Instructions to follow:
Copy out every line exactly, passing over the pictures.

# # # #

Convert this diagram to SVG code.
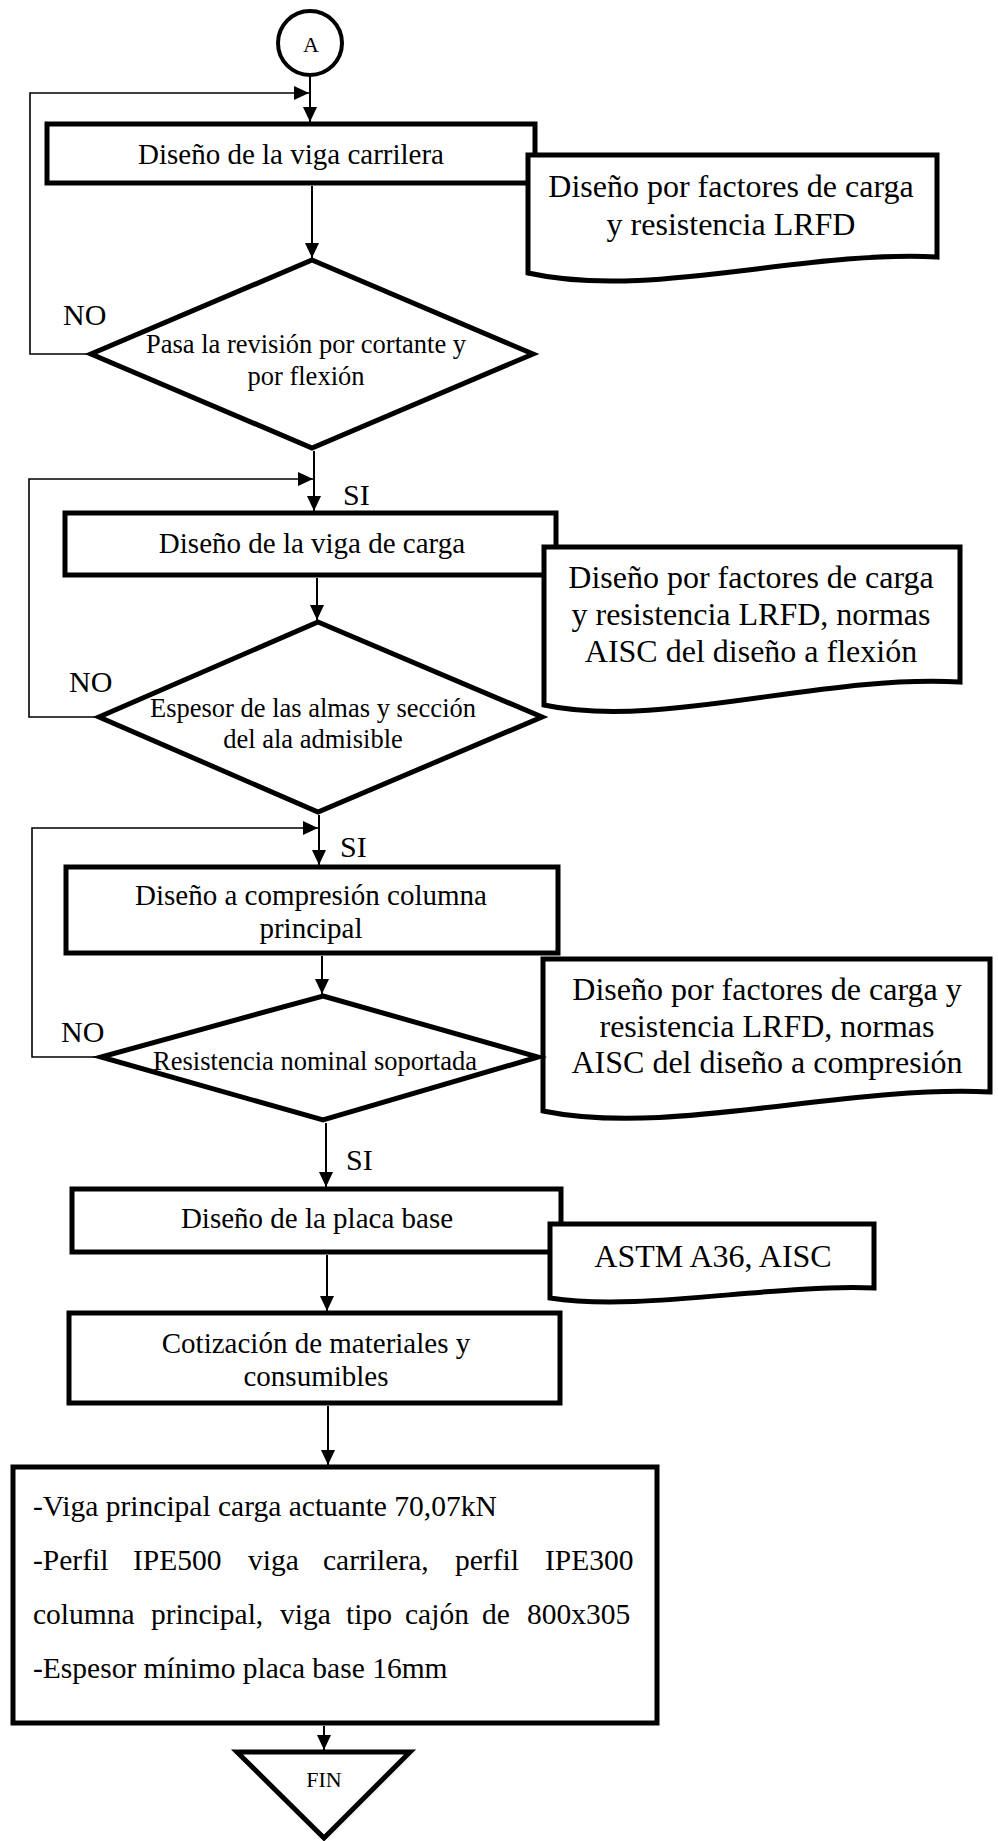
<svg xmlns="http://www.w3.org/2000/svg" width="998" height="1841" viewBox="0 0 998 1841">
  <style>
    .box { fill: #fff; stroke: #000; stroke-width: 5; stroke-linejoin: miter; }
    .doc { fill: #fff; stroke: #000; stroke-width: 5; stroke-linejoin: miter; }
    .dec { fill: #fff; stroke: #000; stroke-width: 5; stroke-linejoin: miter; }
    .flow { fill: none; stroke: #000; stroke-width: 2; }
    .loop { fill: none; stroke: #000; stroke-width: 1.6; }
    text { font-family: "Liberation Serif", "Times New Roman", serif; fill: #000; }
    .t29 { font-size: 29px; text-anchor: middle; }
    .t32 { font-size: 32px; text-anchor: middle; }
    .t26 { font-size: 26.5px; text-anchor: middle; }
    .lbl { font-size: 30px; }
    .sm { font-size: 22px; text-anchor: middle; }
    .list { font-size: 29.5px; }
  </style>
  <defs>
    <marker id="arrow" markerUnits="userSpaceOnUse" markerWidth="16" markerHeight="14" refX="15" refY="7" orient="auto">
      <path d="M0,0 L15,7 L0,14 Z" fill="#000"/>
    </marker>
  </defs>

  <!-- connectors -->
  <g id="connectors">
    <line class="flow" x1="310" y1="76" x2="310" y2="122" marker-end="url(#arrow)"/>
    <line class="flow" x1="312" y1="186" x2="312" y2="258" marker-end="url(#arrow)"/>
    <line class="flow" x1="314" y1="451" x2="314" y2="511" marker-end="url(#arrow)"/>
    <line class="flow" x1="317" y1="578" x2="317" y2="620" marker-end="url(#arrow)"/>
    <line class="flow" x1="319" y1="815" x2="319" y2="865" marker-end="url(#arrow)"/>
    <line class="flow" x1="322" y1="956" x2="322" y2="994" marker-end="url(#arrow)"/>
    <line class="flow" x1="326" y1="1123" x2="326" y2="1187" marker-end="url(#arrow)"/>
    <line class="flow" x1="327" y1="1255" x2="327" y2="1311" marker-end="url(#arrow)"/>
    <line class="flow" x1="328" y1="1406" x2="328" y2="1465" marker-end="url(#arrow)"/>
    <line class="flow" x1="324" y1="1726" x2="324" y2="1750" marker-end="url(#arrow)"/>

    <!-- NO loops back to the top of each stage -->
    <polyline class="loop" points="91,354 30,354 30,93 309,93" marker-end="url(#arrow)"/>
    <polyline class="loop" points="99,717 29,717 29,479 313,479" marker-end="url(#arrow)"/>
    <polyline class="loop" points="101,1057 32,1057 32,828 318,828" marker-end="url(#arrow)"/>
  </g>

  <!-- start connector -->
  <g id="node-start">
    <circle cx="310" cy="43" r="32" fill="#fff" stroke="#000" stroke-width="4"/>
    <text class="sm" x="311" y="52">A</text>
  </g>

  <g id="node-viga-carrilera">
    <rect class="box" x="47" y="124" width="488" height="59"/>
    <text class="t29" x="291" y="164">Diseño de la viga carrilera</text>
  </g>
  <g id="doc-lrfd-1">
    <path class="doc" d="M528,155 H937 V257 C800,250 650,300 528,273 Z"/>
    <text class="t32" x="731" y="197">Diseño por factores de carga</text>
    <text class="t32" x="731" y="235">y resistencia LRFD</text>
  </g>

  <g id="node-check-cortante">
    <polygon class="dec" points="312,260 533,354 312,448 91,354"/>
    <text class="t26" x="306" y="353">Pasa la revisión por cortante y</text>
    <text class="t26" x="306" y="385">por flexión</text>
  </g>
  <text class="lbl" x="63" y="325">NO</text>
  <text class="lbl" x="343" y="505">SI</text>

  <g id="node-viga-carga">
    <rect class="box" x="65" y="513" width="491" height="62"/>
    <text class="t29" x="312" y="553">Diseño de la viga de carga</text>
  </g>
  <g id="doc-lrfd-2">
    <path class="doc" d="M544,547 H960 V682 C820,674 660,730 544,705 Z"/>
    <text class="t32" x="751" y="588">Diseño por factores de carga</text>
    <text class="t32" x="751" y="625">y resistencia LRFD, normas</text>
    <text class="t32" x="751" y="662">AISC del diseño a flexión</text>
  </g>

  <g id="node-check-almas">
    <polygon class="dec" points="318,622 542,717 318,812 99,717"/>
    <text class="t26" x="313" y="717">Espesor de las almas y sección</text>
    <text class="t26" x="313" y="748">del ala admisible</text>
  </g>
  <text class="lbl" x="69" y="692">NO</text>
  <text class="lbl" x="340" y="857">SI</text>

  <g id="node-columna">
    <rect class="box" x="66" y="867" width="492" height="86"/>
    <text class="t29" x="311" y="905">Diseño a compresión columna</text>
    <text class="t29" x="311" y="938">principal</text>
  </g>
  <g id="doc-lrfd-3">
    <path class="doc" d="M543,959 H990 V1092 C840,1085 670,1137 543,1111 Z"/>
    <text class="t32" x="767" y="1000">Diseño por factores de carga y</text>
    <text class="t32" x="767" y="1037">resistencia LRFD, normas</text>
    <text class="t32" x="767" y="1073">AISC del diseño a compresión</text>
  </g>

  <g id="node-check-resistencia">
    <polygon class="dec" points="323,996 538,1057 323,1120 101,1057"/>
    <text class="t26" x="315" y="1070">Resistencia nominal soportada</text>
  </g>
  <text class="lbl" x="61" y="1042">NO</text>
  <text class="lbl" x="346" y="1170">SI</text>

  <g id="node-placa-base">
    <rect class="box" x="72" y="1189" width="489" height="63"/>
    <text class="t29" x="317" y="1228">Diseño de la placa base</text>
  </g>
  <g id="doc-astm">
    <path class="doc" d="M550,1224 H874 V1288 C770,1284 640,1312 550,1298 Z"/>
    <text class="t32" x="713" y="1267">ASTM A36, AISC</text>
  </g>

  <g id="node-cotizacion">
    <rect class="box" x="69" y="1313" width="491" height="90"/>
    <text class="t29" x="316" y="1353">Cotización de materiales y</text>
    <text class="t29" x="316" y="1386">consumibles</text>
  </g>

  <g id="node-resultados">
    <rect class="box" x="13" y="1467" width="644" height="256"/>
    <text class="list" x="33" y="1516">-Viga principal carga actuante 70,07kN</text>
    <!-- justified lines: words placed individually -->
    <text class="list" y="1570"><tspan x="33">-Perfil</tspan> <tspan x="133">IPE500</tspan> <tspan x="248">viga</tspan> <tspan x="323">carrilera,</tspan> <tspan x="455">perfil</tspan> <tspan x="545">IPE300</tspan></text>
    <text class="list" y="1624"><tspan x="33">columna</tspan> <tspan x="151">principal,</tspan> <tspan x="280">viga</tspan> <tspan x="346">tipo</tspan> <tspan x="405">cajón</tspan> <tspan x="482">de</tspan> <tspan x="527">800x305</tspan></text>
    <text class="list" x="33" y="1678">-Espesor mínimo placa base 16mm</text>
  </g>

  <g id="node-fin">
    <polygon class="dec" points="237,1752 410,1752 324,1838"/>
    <text class="sm" x="324" y="1787">FIN</text>
  </g>
</svg>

# # # #

Response to the task:
Convert this diagram to SVG code.
<svg xmlns="http://www.w3.org/2000/svg" width="998" height="1841" viewBox="0 0 998 1841">
  <style>
    .box { fill: #fff; stroke: #000; stroke-width: 5; stroke-linejoin: miter; }
    .doc { fill: #fff; stroke: #000; stroke-width: 5; stroke-linejoin: miter; }
    .dec { fill: #fff; stroke: #000; stroke-width: 5; stroke-linejoin: miter; }
    .flow { fill: none; stroke: #000; stroke-width: 2; }
    .loop { fill: none; stroke: #000; stroke-width: 1.6; }
    text { font-family: "Liberation Serif", "Times New Roman", serif; fill: #000; }
    .t29 { font-size: 29px; text-anchor: middle; }
    .t32 { font-size: 32px; text-anchor: middle; }
    .t26 { font-size: 26.5px; text-anchor: middle; }
    .lbl { font-size: 30px; }
    .sm { font-size: 22px; text-anchor: middle; }
    .list { font-size: 29.5px; }
  </style>
  <defs>
    <marker id="arrow" markerUnits="userSpaceOnUse" markerWidth="16" markerHeight="14" refX="15" refY="7" orient="auto">
      <path d="M0,0 L15,7 L0,14 Z" fill="#000"/>
    </marker>
  </defs>

  <!-- connectors -->
  <g id="connectors">
    <line class="flow" x1="310" y1="76" x2="310" y2="122" marker-end="url(#arrow)"/>
    <line class="flow" x1="312" y1="186" x2="312" y2="258" marker-end="url(#arrow)"/>
    <line class="flow" x1="314" y1="451" x2="314" y2="511" marker-end="url(#arrow)"/>
    <line class="flow" x1="317" y1="578" x2="317" y2="620" marker-end="url(#arrow)"/>
    <line class="flow" x1="319" y1="815" x2="319" y2="865" marker-end="url(#arrow)"/>
    <line class="flow" x1="322" y1="956" x2="322" y2="994" marker-end="url(#arrow)"/>
    <line class="flow" x1="326" y1="1123" x2="326" y2="1187" marker-end="url(#arrow)"/>
    <line class="flow" x1="327" y1="1255" x2="327" y2="1311" marker-end="url(#arrow)"/>
    <line class="flow" x1="328" y1="1406" x2="328" y2="1465" marker-end="url(#arrow)"/>
    <line class="flow" x1="324" y1="1726" x2="324" y2="1750" marker-end="url(#arrow)"/>

    <!-- NO loops back to the top of each stage -->
    <polyline class="loop" points="91,354 30,354 30,93 309,93" marker-end="url(#arrow)"/>
    <polyline class="loop" points="99,717 29,717 29,479 313,479" marker-end="url(#arrow)"/>
    <polyline class="loop" points="101,1057 32,1057 32,828 318,828" marker-end="url(#arrow)"/>
  </g>

  <!-- start connector -->
  <g id="node-start">
    <circle cx="310" cy="43" r="32" fill="#fff" stroke="#000" stroke-width="4"/>
    <text class="sm" x="311" y="52">A</text>
  </g>

  <g id="node-viga-carrilera">
    <rect class="box" x="47" y="124" width="488" height="59"/>
    <text class="t29" x="291" y="164">Diseño de la viga carrilera</text>
  </g>
  <g id="doc-lrfd-1">
    <path class="doc" d="M528,155 H937 V257 C800,250 650,300 528,273 Z"/>
    <text class="t32" x="731" y="197">Diseño por factores de carga</text>
    <text class="t32" x="731" y="235">y resistencia LRFD</text>
  </g>

  <g id="node-check-cortante">
    <polygon class="dec" points="312,260 533,354 312,448 91,354"/>
    <text class="t26" x="306" y="353">Pasa la revisión por cortante y</text>
    <text class="t26" x="306" y="385">por flexión</text>
  </g>
  <text class="lbl" x="63" y="325">NO</text>
  <text class="lbl" x="343" y="505">SI</text>

  <g id="node-viga-carga">
    <rect class="box" x="65" y="513" width="491" height="62"/>
    <text class="t29" x="312" y="553">Diseño de la viga de carga</text>
  </g>
  <g id="doc-lrfd-2">
    <path class="doc" d="M544,547 H960 V682 C820,674 660,730 544,705 Z"/>
    <text class="t32" x="751" y="588">Diseño por factores de carga</text>
    <text class="t32" x="751" y="625">y resistencia LRFD, normas</text>
    <text class="t32" x="751" y="662">AISC del diseño a flexión</text>
  </g>

  <g id="node-check-almas">
    <polygon class="dec" points="318,622 542,717 318,812 99,717"/>
    <text class="t26" x="313" y="717">Espesor de las almas y sección</text>
    <text class="t26" x="313" y="748">del ala admisible</text>
  </g>
  <text class="lbl" x="69" y="692">NO</text>
  <text class="lbl" x="340" y="857">SI</text>

  <g id="node-columna">
    <rect class="box" x="66" y="867" width="492" height="86"/>
    <text class="t29" x="311" y="905">Diseño a compresión columna</text>
    <text class="t29" x="311" y="938">principal</text>
  </g>
  <g id="doc-lrfd-3">
    <path class="doc" d="M543,959 H990 V1092 C840,1085 670,1137 543,1111 Z"/>
    <text class="t32" x="767" y="1000">Diseño por factores de carga y</text>
    <text class="t32" x="767" y="1037">resistencia LRFD, normas</text>
    <text class="t32" x="767" y="1073">AISC del diseño a compresión</text>
  </g>

  <g id="node-check-resistencia">
    <polygon class="dec" points="323,996 538,1057 323,1120 101,1057"/>
    <text class="t26" x="315" y="1070">Resistencia nominal soportada</text>
  </g>
  <text class="lbl" x="61" y="1042">NO</text>
  <text class="lbl" x="346" y="1170">SI</text>

  <g id="node-placa-base">
    <rect class="box" x="72" y="1189" width="489" height="63"/>
    <text class="t29" x="317" y="1228">Diseño de la placa base</text>
  </g>
  <g id="doc-astm">
    <path class="doc" d="M550,1224 H874 V1288 C770,1284 640,1312 550,1298 Z"/>
    <text class="t32" x="713" y="1267">ASTM A36, AISC</text>
  </g>

  <g id="node-cotizacion">
    <rect class="box" x="69" y="1313" width="491" height="90"/>
    <text class="t29" x="316" y="1353">Cotización de materiales y</text>
    <text class="t29" x="316" y="1386">consumibles</text>
  </g>

  <g id="node-resultados">
    <rect class="box" x="13" y="1467" width="644" height="256"/>
    <text class="list" x="33" y="1516">-Viga principal carga actuante 70,07kN</text>
    <!-- justified lines: words placed individually -->
    <text class="list" y="1570"><tspan x="33">-Perfil</tspan> <tspan x="133">IPE500</tspan> <tspan x="248">viga</tspan> <tspan x="323">carrilera,</tspan> <tspan x="455">perfil</tspan> <tspan x="545">IPE300</tspan></text>
    <text class="list" y="1624"><tspan x="33">columna</tspan> <tspan x="151">principal,</tspan> <tspan x="280">viga</tspan> <tspan x="346">tipo</tspan> <tspan x="405">cajón</tspan> <tspan x="482">de</tspan> <tspan x="527">800x305</tspan></text>
    <text class="list" x="33" y="1678">-Espesor mínimo placa base 16mm</text>
  </g>

  <g id="node-fin">
    <polygon class="dec" points="237,1752 410,1752 324,1838"/>
    <text class="sm" x="324" y="1787">FIN</text>
  </g>
</svg>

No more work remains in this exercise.